Mirar hacia dentro de uno mismo, de la propia familia, de la empresa, de la universidad, del barrio… ¿Qué advertimos más allá de lo coyuntural cuyos efectos que se han naturalizado? Vidas, ilusiones, proyectos, ganas, rebeldías, valores, principios y también cariño por el terruño. ¿Todo ello no es motivo suficiente para intentar una lectura más positiva de nuestro propio entorno? ¿No es momento oportuno para procurar inculcar en nuestros hijos –con la palabra y el ejemplo– aquellos valores que se creen pero que brillan por su ausencia en nuestra sociedad?

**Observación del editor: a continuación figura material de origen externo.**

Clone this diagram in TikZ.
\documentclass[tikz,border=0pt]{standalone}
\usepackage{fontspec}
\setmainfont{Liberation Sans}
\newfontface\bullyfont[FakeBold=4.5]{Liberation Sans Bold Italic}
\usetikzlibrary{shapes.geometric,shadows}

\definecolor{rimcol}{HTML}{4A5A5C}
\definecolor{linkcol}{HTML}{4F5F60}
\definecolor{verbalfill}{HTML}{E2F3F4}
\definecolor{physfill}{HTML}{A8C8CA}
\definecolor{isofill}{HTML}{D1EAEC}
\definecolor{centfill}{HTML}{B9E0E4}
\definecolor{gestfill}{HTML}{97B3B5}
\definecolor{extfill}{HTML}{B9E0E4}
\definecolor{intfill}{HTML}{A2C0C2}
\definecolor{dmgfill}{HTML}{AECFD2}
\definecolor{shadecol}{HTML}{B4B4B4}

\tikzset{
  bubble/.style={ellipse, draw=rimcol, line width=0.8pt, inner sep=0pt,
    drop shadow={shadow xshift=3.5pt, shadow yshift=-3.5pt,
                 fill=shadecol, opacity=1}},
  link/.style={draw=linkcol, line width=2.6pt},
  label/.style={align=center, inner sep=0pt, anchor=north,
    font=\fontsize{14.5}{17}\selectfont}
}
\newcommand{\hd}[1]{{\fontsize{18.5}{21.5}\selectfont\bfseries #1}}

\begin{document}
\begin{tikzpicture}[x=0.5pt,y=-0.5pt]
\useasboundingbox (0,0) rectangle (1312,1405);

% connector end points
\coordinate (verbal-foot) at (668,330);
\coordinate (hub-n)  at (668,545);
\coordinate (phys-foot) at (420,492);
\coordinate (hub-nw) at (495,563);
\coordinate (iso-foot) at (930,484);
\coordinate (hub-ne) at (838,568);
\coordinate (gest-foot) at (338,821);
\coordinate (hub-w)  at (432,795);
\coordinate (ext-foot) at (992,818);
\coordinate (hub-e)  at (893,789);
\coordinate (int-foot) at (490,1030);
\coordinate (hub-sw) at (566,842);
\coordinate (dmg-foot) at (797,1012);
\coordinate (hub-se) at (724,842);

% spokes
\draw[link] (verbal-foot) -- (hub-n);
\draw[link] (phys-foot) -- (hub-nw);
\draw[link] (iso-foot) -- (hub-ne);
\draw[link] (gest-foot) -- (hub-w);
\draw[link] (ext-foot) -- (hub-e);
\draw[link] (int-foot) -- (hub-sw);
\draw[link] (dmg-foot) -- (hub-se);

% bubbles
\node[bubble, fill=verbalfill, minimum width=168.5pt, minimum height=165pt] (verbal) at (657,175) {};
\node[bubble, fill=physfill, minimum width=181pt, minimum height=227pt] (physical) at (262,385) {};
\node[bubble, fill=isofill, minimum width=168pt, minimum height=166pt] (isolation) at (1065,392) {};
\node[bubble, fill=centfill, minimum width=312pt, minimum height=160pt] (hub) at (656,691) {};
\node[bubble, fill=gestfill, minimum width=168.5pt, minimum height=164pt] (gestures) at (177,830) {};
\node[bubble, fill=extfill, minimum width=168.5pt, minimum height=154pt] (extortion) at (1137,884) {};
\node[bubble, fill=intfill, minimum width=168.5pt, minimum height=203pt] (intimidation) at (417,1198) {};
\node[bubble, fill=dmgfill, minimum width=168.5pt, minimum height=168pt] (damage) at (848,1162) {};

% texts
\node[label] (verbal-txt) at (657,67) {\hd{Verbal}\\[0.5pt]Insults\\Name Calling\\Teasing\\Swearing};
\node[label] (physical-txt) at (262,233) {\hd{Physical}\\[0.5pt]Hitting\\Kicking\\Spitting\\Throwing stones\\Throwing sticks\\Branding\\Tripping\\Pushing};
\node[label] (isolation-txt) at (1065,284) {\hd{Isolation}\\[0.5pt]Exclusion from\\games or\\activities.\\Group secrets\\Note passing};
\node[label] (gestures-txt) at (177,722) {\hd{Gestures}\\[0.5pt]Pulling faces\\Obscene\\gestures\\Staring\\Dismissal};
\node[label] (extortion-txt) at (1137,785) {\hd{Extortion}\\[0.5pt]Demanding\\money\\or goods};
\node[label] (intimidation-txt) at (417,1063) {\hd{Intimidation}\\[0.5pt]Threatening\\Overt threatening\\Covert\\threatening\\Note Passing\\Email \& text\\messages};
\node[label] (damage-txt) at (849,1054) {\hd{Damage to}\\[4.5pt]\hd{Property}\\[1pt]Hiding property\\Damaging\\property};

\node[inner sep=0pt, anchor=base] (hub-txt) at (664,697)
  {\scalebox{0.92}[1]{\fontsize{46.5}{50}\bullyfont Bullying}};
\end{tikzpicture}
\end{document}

¿No es ocasión propicia para generar en la familia, en la empresa, en el colegio, en el club, un clima estable y cordial honrando los compromisos, dando explicaciones y eliminando todo viso de componendas o de suspicacias? ¿No es tiempo oportuno para trocar en los encuentros interpersonales los temas de conversación, pasando de la crítica acerba y pesimista a destacar lo positivo del propio entorno, compartir proyectos o intercambiar ideas o pareceres constructivos? Si no se mira hacia adentro para encontrar los resortes que impulsen para seguir adelante, se caerá en el escepticismo, en la indiferencia, en el abandono y en el individualismo.

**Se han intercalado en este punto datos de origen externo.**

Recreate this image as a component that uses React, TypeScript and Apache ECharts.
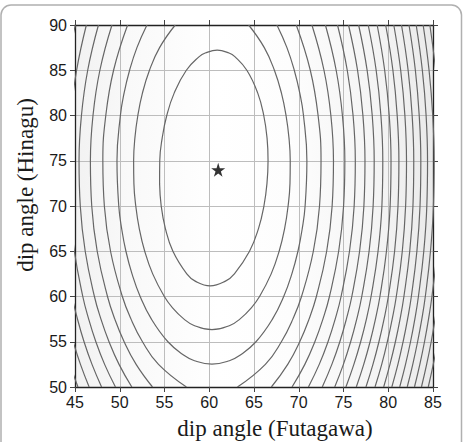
import React, { useEffect, useRef } from "react";
import * as echarts from "echarts";

// shared y positions at which the open contour branches were read
const yLevels = [50, 52.5, 55, 57.5, 60, 65, 70, 75, 80, 85, 90];

// left branches of the open contours (levels 4..10), x at each yLevels entry
const leftBranchX: number[][] = [
  [57.45, 54.33, 52.54, 51.26, 50.29, 48.97, 48.28, 48.11, 48.44, 49.31, 50.88],
  [53.66, 51.83, 50.49, 49.45, 48.63, 47.48, 46.87, 46.72, 47.01, 47.78, 49.13],
  [51.35, 49.92, 48.8, 47.9, 47.17, 46.14, 45.59, 45.45, 45.72, 46.42, 47.62],
  [49.52, 48.31, 47.33, 46.53, 45.87, 44.93, 44.41, 44.28, 44.53, 45.18, 46.27],
  [47.97, 46.9, 46.01, 45.28, 44.67, 43.8, 43.32, 43.2, 43.43, 44.03, 45.04],
  [46.58, 45.61, 44.8, 44.12, 43.56, 42.74, 42.29, 42.17, 42.39, 42.96, 43.91],
  [45.33, 44.44, 43.68, 43.04, 42.52, 41.74, 41.31, 41.21, 41.42, 41.95, 42.84],
];

// right branches of the open contours (levels 4..20)
const rightBranchX: number[][] = [
  [63.15, 66.27, 68.06, 69.34, 70.31, 71.63, 72.32, 72.49, 72.16, 71.29, 69.72],
  [66.94, 68.77, 70.11, 71.15, 71.97, 73.12, 73.73, 73.88, 73.59, 72.82, 71.47],
  [69.25, 70.68, 71.8, 72.7, 73.43, 74.46, 75.01, 75.15, 74.88, 74.18, 72.98],
  [71.08, 72.29, 73.27, 74.07, 74.73, 75.67, 76.19, 76.32, 76.07, 75.42, 74.33],
  [72.63, 73.7, 74.59, 75.32, 75.93, 76.8, 77.28, 77.4, 77.17, 76.57, 75.56],
  [74.02, 74.99, 75.8, 76.48, 77.04, 77.86, 78.31, 78.43, 78.21, 77.64, 76.69],
  [75.27, 76.16, 76.92, 77.56, 78.08, 78.86, 79.29, 79.39, 79.18, 78.65, 77.76],
  [76.43, 77.26, 77.97, 78.57, 79.07, 79.8, 80.21, 80.31, 80.11, 79.6, 78.76],
  [77.51, 78.29, 78.96, 79.53, 80.01, 80.71, 81.09, 81.19, 81.0, 80.52, 79.71],
  [78.52, 79.27, 79.9, 80.44, 80.9, 81.57, 81.94, 82.04, 81.86, 81.39, 80.62],
  [79.49, 80.19, 80.8, 81.32, 81.75, 82.4, 82.76, 82.85, 82.67, 82.22, 81.48],
  [80.4, 81.08, 81.66, 82.16, 82.58, 83.2, 83.55, 83.64, 83.46, 83.03, 82.32],
  [81.28, 81.93, 82.49, 82.97, 83.37, 83.97, 84.31, 84.39, 84.23, 83.81, 83.12],
  [82.12, 82.74, 83.28, 83.75, 84.14, 84.72, 85.05, 85.13, 84.97, 84.56, 83.9],
  [82.93, 83.53, 84.05, 84.5, 84.88, 85.45, 85.76, 85.85, 85.69, 85.29, 84.65],
  [83.71, 84.29, 84.8, 85.23, 85.6, 86.15, 86.46, 86.54, 86.39, 86.0, 85.38],
  [84.47, 85.03, 85.52, 85.95, 86.31, 86.84, 87.14, 87.2, 87.07, 86.7, 86.08],
];

// innermost closed contour (level 1)
const contour1: number[][] = [
  [54.45, 72.5], [54.63, 70], [55.1, 67.5], [55.94, 65], [57.49, 62.5], [58.43, 61.7],
  [60.1, 61.18], [61.81, 61.7], [62.81, 62.5], [64.5, 65], [65.5, 67.5], [66.11, 70],
  [66.45, 72.5], [66.57, 75], [66.46, 77.5], [66.09, 80], [65.41, 82.5], [64.2, 85],
  [62.86, 86.5], [62.21, 86.9], [60.89, 87.22], [59.55, 86.9], [58.88, 86.5], [57.44, 85],
  [56.09, 82.5], [55.25, 80], [54.74, 77.5], [54.47, 75], [54.45, 72.5],
];

// level 2 contour (open at the top)
const contour2: number[][] = [
  [56.2, 90], [54.45, 87.5], [53.32, 85], [52.54, 82.5], [52.02, 80], [51.69, 77.5],
  [51.55, 75], [51.58, 72.5], [51.79, 70], [52.18, 67.5], [52.79, 65], [53.68, 62.5],
  [54.98, 60], [55.9, 58.75], [57.18, 57.5], [58.3, 56.8], [60.3, 56.33], [62.3, 56.8],
  [63.42, 57.5], [64.7, 58.75], [65.62, 60], [66.92, 62.5], [67.81, 65], [68.42, 67.5],
  [68.81, 70], [69.02, 72.5], [69.05, 75], [68.91, 77.5], [68.58, 80], [68.06, 82.5],
  [67.28, 85], [66.15, 87.5], [64.4, 90],
];

// level 3 contour (open at the top)
const contour3: number[][] = [
  [53.04, 90], [51.92, 87.5], [51.1, 85], [50.49, 82.5], [50.07, 80], [49.69, 75],
  [49.89, 70], [50.21, 67.5], [50.69, 65], [51.37, 62.5], [52.28, 60], [53.54, 57.5],
  [55.38, 55], [57.17, 53.5], [58.35, 52.9], [60.3, 52.53], [62.25, 52.9], [63.43, 53.5],
  [65.22, 55], [67.06, 57.5], [68.32, 60], [69.23, 62.5], [69.91, 65], [70.39, 67.5],
  [70.71, 70], [70.91, 75], [70.53, 80], [70.11, 82.5], [69.5, 85], [68.68, 87.5],
  [67.56, 90],
];

// best-fit point (star)
const bestFit: number[][] = [[61, 74]];

const xMin = 45, xMax = 85, xStep = 5;
const yMin = 50, yMax = 90, yStep = 5;
const xTitle = "dip angle (Futagawa)";
const yTitle = "dip angle (Hinagu)";

const STAR =
  "path://M50,0 L61.2,34.5 L97.6,34.5 L68.2,55.9 L79.4,90.5 L50,69.1 L20.6,90.5 L31.8,55.9 L2.4,34.5 L38.8,34.5 Z";

export default function App() {
  const ref = useRef<HTMLDivElement>(null);

  useEffect(() => {
    document.body.style.margin = "0";
    if (!ref.current) return;
    const chart = echarts.init(ref.current, undefined, { renderer: "svg" });

    const contourStyle = { color: "#666666", width: 1.2 };
    const mkLine = (data: number[][]) => ({
      type: "line",
      data,
      smooth: 0.45,
      symbol: "none",
      showSymbol: false,
      silent: true,
      clip: true,
      lineStyle: contourStyle,
      z: 3,
    });

    const series: any[] = [];
    series.push(mkLine(contour1));
    series.push(mkLine(contour2));
    series.push(mkLine(contour3));
    leftBranchX.forEach((xs) => series.push(mkLine(yLevels.map((y, i) => [xs[i], y]))));
    rightBranchX.forEach((xs) => series.push(mkLine(yLevels.map((y, i) => [xs[i], y]))));
    series.push({
      type: "scatter",
      data: bestFit,
      symbol: STAR,
      symbolSize: 14,
      itemStyle: { color: "#000" },
      silent: true,
      z: 5,
    });

    const labelFont = { fontFamily: "Liberation Sans, Arial, sans-serif", fontSize: 16, color: "#1a1a1a" };
    const axisLine = { show: true, onZero: false, lineStyle: { color: "#222", width: 1.3 } };
    const tick = { show: true, inside: false, length: 5, lineStyle: { color: "#444", width: 1 } };
    const split = { show: true, lineStyle: { color: "#bdbdbd", width: 1 } };

    chart.setOption({
      animation: false,
      backgroundColor: "#ffffff",
      grid: {
        left: 75,
        right: 32,
        top: 25,
        bottom: 55,
        show: true,
        borderWidth: 0,
        outerBoundsMode: "none",
        backgroundColor: new echarts.graphic.LinearGradient(0, 0, 1, 0, [
          { offset: 0, color: "#f2f2f2" },
          { offset: 0.15, color: "#f9f9f9" },
          { offset: 0.4, color: "#ffffff" },
          { offset: 0.6, color: "#fdfdfd" },
          { offset: 0.85, color: "#f4f4f4" },
          { offset: 1, color: "#eaeaea" },
        ]),
      },
      xAxis: [
        {
          type: "value", position: "bottom", min: xMin, max: xMax, interval: xStep,
          axisLine, axisTick: tick, splitLine: split,
          axisLabel: { ...labelFont, margin: 7 },
        },
        {
          type: "value", position: "top", min: xMin, max: xMax, interval: xStep,
          axisLine, axisTick: tick, splitLine: { show: false }, axisLabel: { show: false },
        },
      ],
      yAxis: [
        {
          type: "value", position: "left", min: yMin, max: yMax, interval: yStep,
          axisLine, axisTick: tick, splitLine: split,
          axisLabel: { ...labelFont, margin: 8 },
        },
        {
          type: "value", position: "right", min: yMin, max: yMax, interval: yStep,
          axisLine, axisTick: tick, splitLine: { show: false }, axisLabel: { show: false },
        },
      ],
      graphic: [
        {
          type: "rect",
          shape: { x: 1, y: 5, width: 460.5, height: 470, r: 10 },
          style: { fill: "none", stroke: "#b0b0b0", lineWidth: 1.5 },
          silent: true,
          z: -1,
        },
        {
          type: "text",
          x: 275,
          y: 428,
          style: {
            text: xTitle,
            font: "23px 'Liberation Serif', 'Times New Roman', serif",
            fill: "#1a1a1a",
            textAlign: "center",
            textVerticalAlign: "middle",
          },
        },
        {
          type: "text",
          x: 25,
          y: 185,
          rotation: Math.PI / 2,
          style: {
            text: yTitle,
            font: "23px 'Liberation Serif', 'Times New Roman', serif",
            fill: "#1a1a1a",
            textAlign: "center",
            textVerticalAlign: "middle",
          },
        },
      ],
      series,
    });

    return () => chart.dispose();
  }, []);

  return <div ref={ref} style={{ width: 465, height: 442 }} />;
}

En nuestro país ha existido y existe un divorcio entre la sociedad y el estado. Una sociedad desarticulada es terreno fértil para el crecimiento de la presencia avasalladora del Estado. No es casual que cuantos menos grupos intermedios haya en una sociedad, al Estado se le perciba como “grande” y “el llamado” a organizar el conjunto de las tareas sociales, económicas, educativas y culturales, apropiándose de la iniciativa y responsabilidad de los ciudadanos con la consecuente reducción del campo de sus elecciones particulares.
Mirar hacia adentro significa fortalecer los grupos primarios, especialmente las familias – células de la sociedad – y a partir de allí buscar asociarnos con otras familias que quieran conseguir lo mismo o con las que piensan de modo semejante… de modo que los gobiernos sigan a la sociedad y, no como hasta ahora ocurre, que aquélla dependa del temperamento del gobierno de turno.
El camino del fortalecimiento de los grupos intermedios es largo. Pero es la ruta segura. Esperar que el cambio en la sociedad se origine de arriba hacia abajo es seguir alimentando el círculo vicioso formado desde larga data. Es la hora de la sociedad. Desde el fondo social deben emerger con fuerza y con ímpetu las sociedades intermedias. Comenzando por las familias, los barrios, los clubes, las empresas, las asociaciones civiles, los colegios profesionales, universidades… hasta federaciones gremiales y asociativas. Agruparse en torno a la afinidad de ideas e intereses es el único medio para que la sociedad se fortalezca y pueda ser un interlocutor cohesionado y fuerte para impedir los desvaríos y abusos del gobierno de turno.
Una sociedad articulada a través de sus instituciones intermedias es el mejor antídoto contra los populismos o experimentos colectivistas. Comenzar a mirar hacia adentro ahora será una buena señal para que los gobiernos entiendan que el “soberano” no es el “pueblo” como ente genérico sino la persona humana que, unida solidariamente a los demás, constituye la sociedad.